Roland Reiss regularly experiments with layering transparent surfaces, pushing the boundaries of two-dimensional compositions as far as possible without abandoning the painting idiom for sculpture, incessantly experimenting with non-traditional materials and weighing the demands of theory with the desires of form. Like Reiss, Lita Albuquerque’s crisply defined shapes lack object-counterparts, and her expressive atmospherics manage to be both precise and ephemeral. Often flecked with gold as both a symbolic and optical gesture, she achieves a paradoxical stasis between line and color, faithfully rendering the contours of her imagination with the fastidiousness of a portraitist. Alexander Couwenberg’s tectonic formalism is both monumental and malleable, casual and deliberate, bypassing referents and getting straight to the basics of perception, eliciting space and depth without recourse to imagery.

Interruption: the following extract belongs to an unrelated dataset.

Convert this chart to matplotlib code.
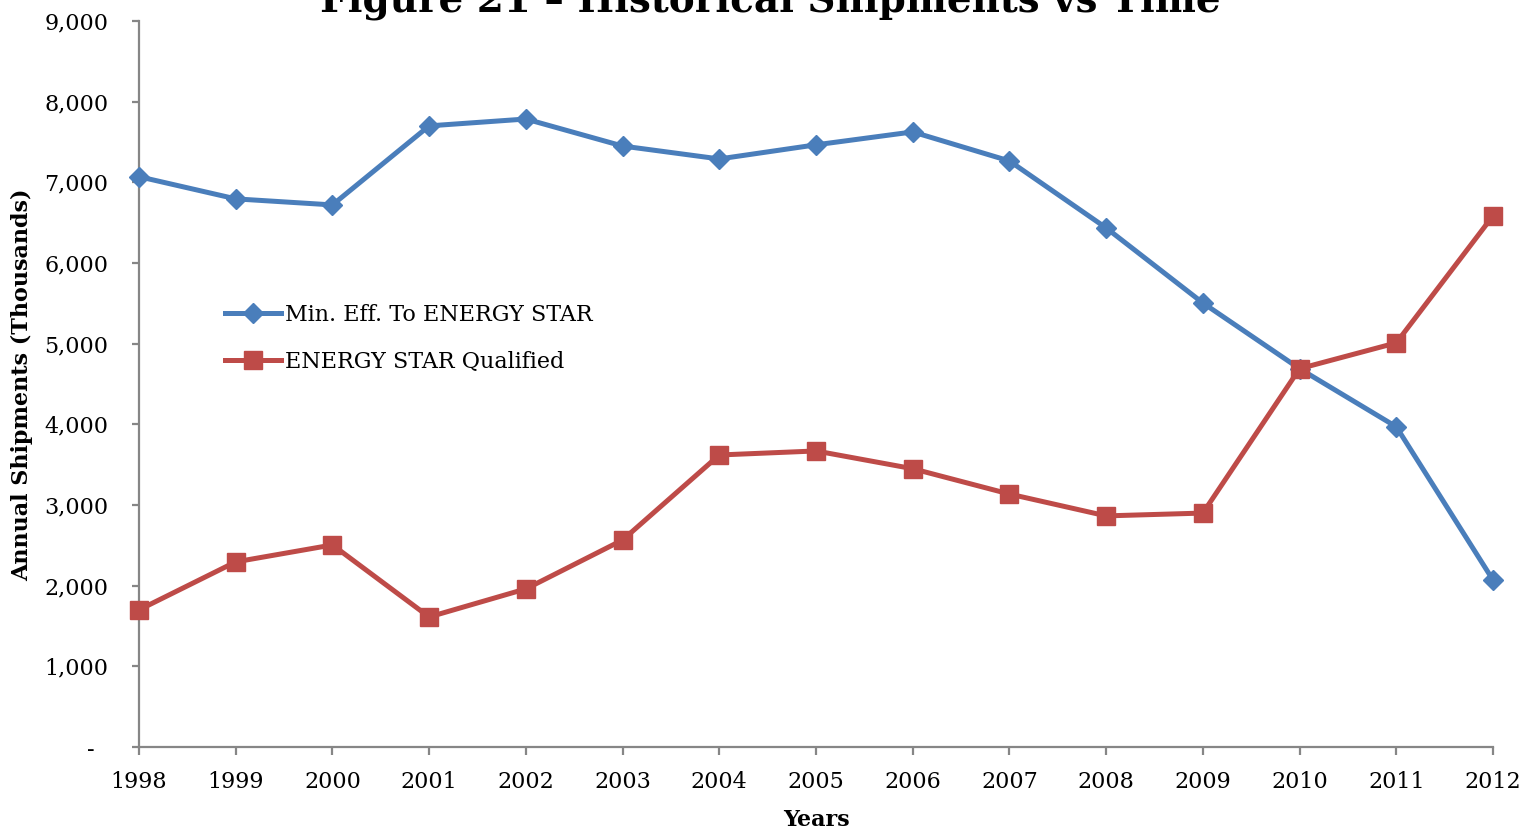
import matplotlib
matplotlib.use('Agg')
import matplotlib.pyplot as plt
from matplotlib.ticker import FuncFormatter

# values (thousands of units)
years = [1998, 1999, 2000, 2001, 2002, 2003, 2004, 2005,
         2006, 2007, 2008, 2009, 2010, 2011, 2012]
min_eff = [7070, 6795, 6720, 7700, 7785, 7450, 7290, 7465,
           7625, 7265, 6435, 5505, 4690, 3970, 2070]
energy_star = [1700, 2295, 2505, 1612, 1960, 2566, 3620, 3670,
               3450, 3136, 2865, 2900, 4690, 5010, 6585]
series_names = ["Min. Eff. To ENERGY STAR", "ENERGY STAR Qualified"]
y_ticks = list(range(0, 9001, 1000))

BLUE = "#4A7EBB"
RED = "#BE4B48"
GREY = "#868686"

plt.rcParams['font.family'] = ['DejaVu Serif']

fig = plt.figure(figsize=(15.26, 8.30), dpi=100)
ax = fig.add_axes([139 / 1526, 1 - 747 / 830, 1354 / 1526, 726 / 830])

ax.plot(years, min_eff, color=BLUE, lw=3.6, marker='D', ms=10,
        label=series_names[0], clip_on=False, zorder=3)
ax.plot(years, energy_star, color=RED, lw=3.6, marker='s', ms=13,
        label=series_names[1], clip_on=False, zorder=4)

ax.set_xlim(years[0], years[-1])
ax.set_ylim(0, 9000)
ax.set_xticks(years)
ax.set_yticks(y_ticks)
# Excel accounting style: zero shown as a dash
ax.yaxis.set_major_formatter(FuncFormatter(
    lambda v, p: "-  " if v == 0 else f"{int(v):,}"))

for side in ('top', 'right'):
    ax.spines[side].set_visible(False)
for side in ('left', 'bottom'):
    ax.spines[side].set_color(GREY)
    ax.spines[side].set_linewidth(1.6)

ax.tick_params(axis='both', direction='out', color=GREY, width=1.6,
               labelsize=16, labelcolor='black')
ax.tick_params(axis='y', length=5, pad=17)
ax.tick_params(axis='x', length=6, pad=11)

ax.legend(loc='center left', bbox_to_anchor=(0.0635, 0.563), frameon=False,
          fontsize=16, handlelength=2.5, handletextpad=0.2,
          labelspacing=1.13, borderpad=0, borderaxespad=0)

fig.text(770 / 1526, 1 - 12 / 830, "Figure 21 \u2013 Historical Shipments vs Time",
         ha='center', va='baseline', fontsize=28, fontweight='bold')
fig.text(22 / 1526, 1 - 385 / 830, "Annual Shipments (Thousands)",
         rotation=90, ha='center', va='center', fontsize=16, fontweight='bold')
fig.text(816 / 1526, 1 - 820 / 830, "Years",
         ha='center', va='center', fontsize=16, fontweight='bold')

fig.savefig('out.png', dpi=100)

Patrick Wilson also balances the architectural and atmospheric. He plays with scale, situating passages of concise linear action at the margins of serene color fields, giving the viewer a sense of survey and discovery while also capitulating to the human impulse toward mark-making. Dawn Arrowsmith shares Wilson’s quality of deceptive simplicity. Her unapologetically spiritual take on minimalism, like Op-Art Suprematism, creates a still moment of contemplation, the visual equivalent of meditation, and generously leaves room for whatever the viewer brings to the encounter. Like Rothko, she is engaged with the psychological and emotional impact of color.

But not everyone is so well-mannered. Jimi Gleason’s confectionary paintings are saved from whimsy by the folded, pleated, kneaded evidence of labor-intensive, obsessive activity; they plead a case for beauty and joy, even as their dense passages of rich geological detail dare viewer’s to solve the mystery of their making. Gregg Renfrow paints on cast acrylic, creating refractive dimensions for the light to bounce around in, and slick surfaces that both emanate and absorb light and movement. Like Renfrow, Michel Tabori’s enthusiasm for the coquettish melodrama of the finish fetish derives from a desire to replicate his encounters with natural phenomenon, rather than narrate them. His large-scale images refer to blurry impressions of landscapes passed at great speed, a sense of motion evoked in the ceaseless kaleidoscope of reflection and refraction of his high-sheen surfaces.

Suzan Woodruff is also concerned with motion, but not her own. She deliberately abandons the evolution of her compositions to the laws of the natural world such as gravity and friction, so that her emotional and sensual poured-paint images are often read as landscapes not because they picture them but because they are made from the same elements and so resemble them without representation. So too Sharon Weiner’s poured layers, saturated and translucent pigmentation, and organic shapes evoke rather than render the roiling atmospheres of what could be either clouds, microorganisms, both or neither. And Andy Moses, for his part, makes a concerted effort to take on all these issues and more. His striated compositions come within a hair’s breadth of seascape as multiple horizons and diffuse light sources, elusive, rich hues of deep rose and indigo and iridescent pigments of pearly white and mystical platinum look like the ocean at the edge of the world. In fact, it is the other way around. These paintings are not about how the divergence of abstraction and representation, but rather about the inscrutable mystery and illusion that persist in the world of objects.


From the disciplined and scholarly to the capricious and whimsical, from the precious to the exuberant, from the lusty to the stoic, from the refined to the romantic and from the soulful to the cerebral, perhaps the most important thing these artists share with Turrell really is Bierstadt’s legacy: an inexhaustible capacity for seeing that which is, and that which is not, there.